Our Wailea design wears the hibiscus, Hawaiʻi’s flower, beneath the words “Hawaiian Kingdom · Est. 1795” — the kingdom-era mark Merlin carries across every island town, printed black-and-white like an old luggage decal or a crate stamp. It is less a claim about Wailea’s founding than a nod to the islands it belongs to: a small, durable emblem of place, stamped on a tee the way a stevedore once stamped a shipping case bound out of the harbor — retro in tone, and meant to last.
Wailea sits on the sunny, dry side of Maui, in the old land district of Honuaʻula — “red earth” — that runs from the high slopes of Haleakalā down to the sea. Hawaiians here lived mostly mauka, upslope, where they grew sweet potato and dryland taro in the cooler ground, and came makai, down to the coast, to fish. The ahupuaʻa, the wedge-shaped land divisions, stitched mountain to reef so that one community held forest, field, and fishing ground together — a whole working coast, not just a beach.

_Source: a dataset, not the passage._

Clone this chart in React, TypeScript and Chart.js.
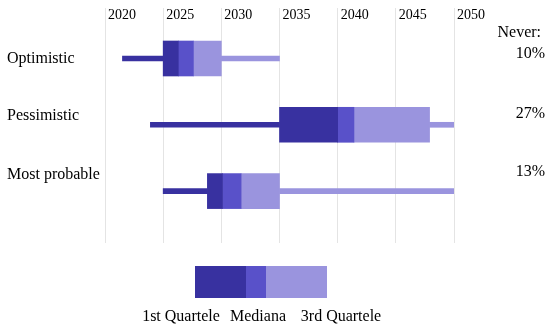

Why People Visit Wailea, Hawaiʻi
Wailea offers a seamless beach-and-path experience: swimming, snorkeling, strolling, and light shopping between coves. It is sunny, refined, and family friendly, with year-round appeal in its beaches, walkways, and public access. Natural beauty and easy comfort sit side by side, and a deep Hawaiian past — the goddess Lea, the fishing shore of Kahamanini, the Marines’ “Little Tarawa” — runs quietly beneath the polish.